The contaminated beef theory has been rubbished by, among others, German investigative journalist Hans Joachim Seppelt, of ARD TV, who told the cycling website Velonation.com:
"ARD has obtained the exact values from Spain. This shows that it is not very likely that we are dealing with contaminated foods, especially in light of the fact that in Europe, it is highly unlikely that foods, such as meat, are contaminated with Clenbuterol. It happens in Asian countries, but it is strictly prohibited in Europe. Also, there were no other positive test cases with contaminated meat, so the statement from Contador is not credible."
Cautioning against a rush to judgment is U.S. anti-doping expert Paul Scott, who describes the transfusion scenario as "fanciful, but not impossible. The problem," says Scott, former Director of Clients at the UCLA Olympic Analytical Laboratory and a founder of the Agency for Cycling Ethics, Inc., "is that it's not a very simple explanation, and there is a very simple explanation:
Legally and illegally, he says, Clenbuterol is commonly added to the feed of cows, pigs, even chickens. It is far more widespread in the environment -- not just in milk and meat, but in the water supply -- than is commonly realized. Unless the World Anti-Doping Agency sets some threshold amount, to allow for trace amounts from, say, milk, or the occasionally smuggled steak, "you're going to start seeing a lot of positives from people who are getting it" from their food and drink.
But in the VeloNation piece, Seppelt points to other "very, very incriminating suspicious facts against Contador. Other values have appeared that are ten times over the higher value from so-called plasticizers, which are used in blood bags. These values were measured one day before the positive dope control. These blood bag softener values could indicate that autologous blood doping may have been performed."

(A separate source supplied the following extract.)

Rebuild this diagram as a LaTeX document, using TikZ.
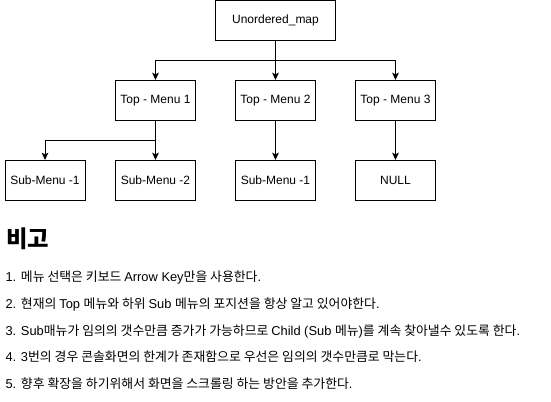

Nearly as stunning as Contador's bad news is the ADR's report that, up until it broke the news, UCI president Pat McQuaid was denying that the three-time Tour winner had returned a positive test. (In a press release today, the sports beleaguered governing body admits that, yes, in fact, now that you mention it, Contador DID actually return a "positive analytical finding," which would require further scientific study.) The UCI has long faced allegations that it buries positive tests to protect riders; those suspicions will now be renewed.
While Contador is suspended, it's not known whether he'll be sanctioned, or stripped of his Tour title. The benefit of the doubt has been extended to him before. In 2006, Contador's name appeared in documents connected to Operacion Puerto, a vast doping ring investigated by the Spanish police. Contador was one of nine riders pulled from that year's Tour de France on the eve of the race. He was cleared upon further investigation. Until this summer, Contador's greatest sin -- to me -- was that he lacked a personality commensurate with his huge talent. All the guy did was win every grand tour he ever entered. But there was something annoying and forced about his "pistolero" shtick. Alberto, you're a meek soul from the country who finds its greatest pleasure in breeding goldfinches and canaries. Give the pistol a rest.
He was reviled after Stage 15 of the last Tour for attacking Andy Schleck just after Schleck dropped his chain. Contador was ripped for what was perceived to be a lack of sportsmanship. I'm not so sure he wasn't in the right. Schleck had attacked him, and it's not Contador's job to make sure his rivals know how to properly shift gears. But I liked that Contador issued semi-apology on Youtube. I liked that, with the race in the bag, he ceded the final mountain stage, on the Tourmalet, to Schleck. It showed a generosity of spirit that appealed to me.
I want to believe that he's a victim, not a cheater. But this is cycling, the sport where our worst fears about doping are often confirmed. I hope he's clean, and won't be surprised if he's not.
Either way, I hope it was a damn good steak.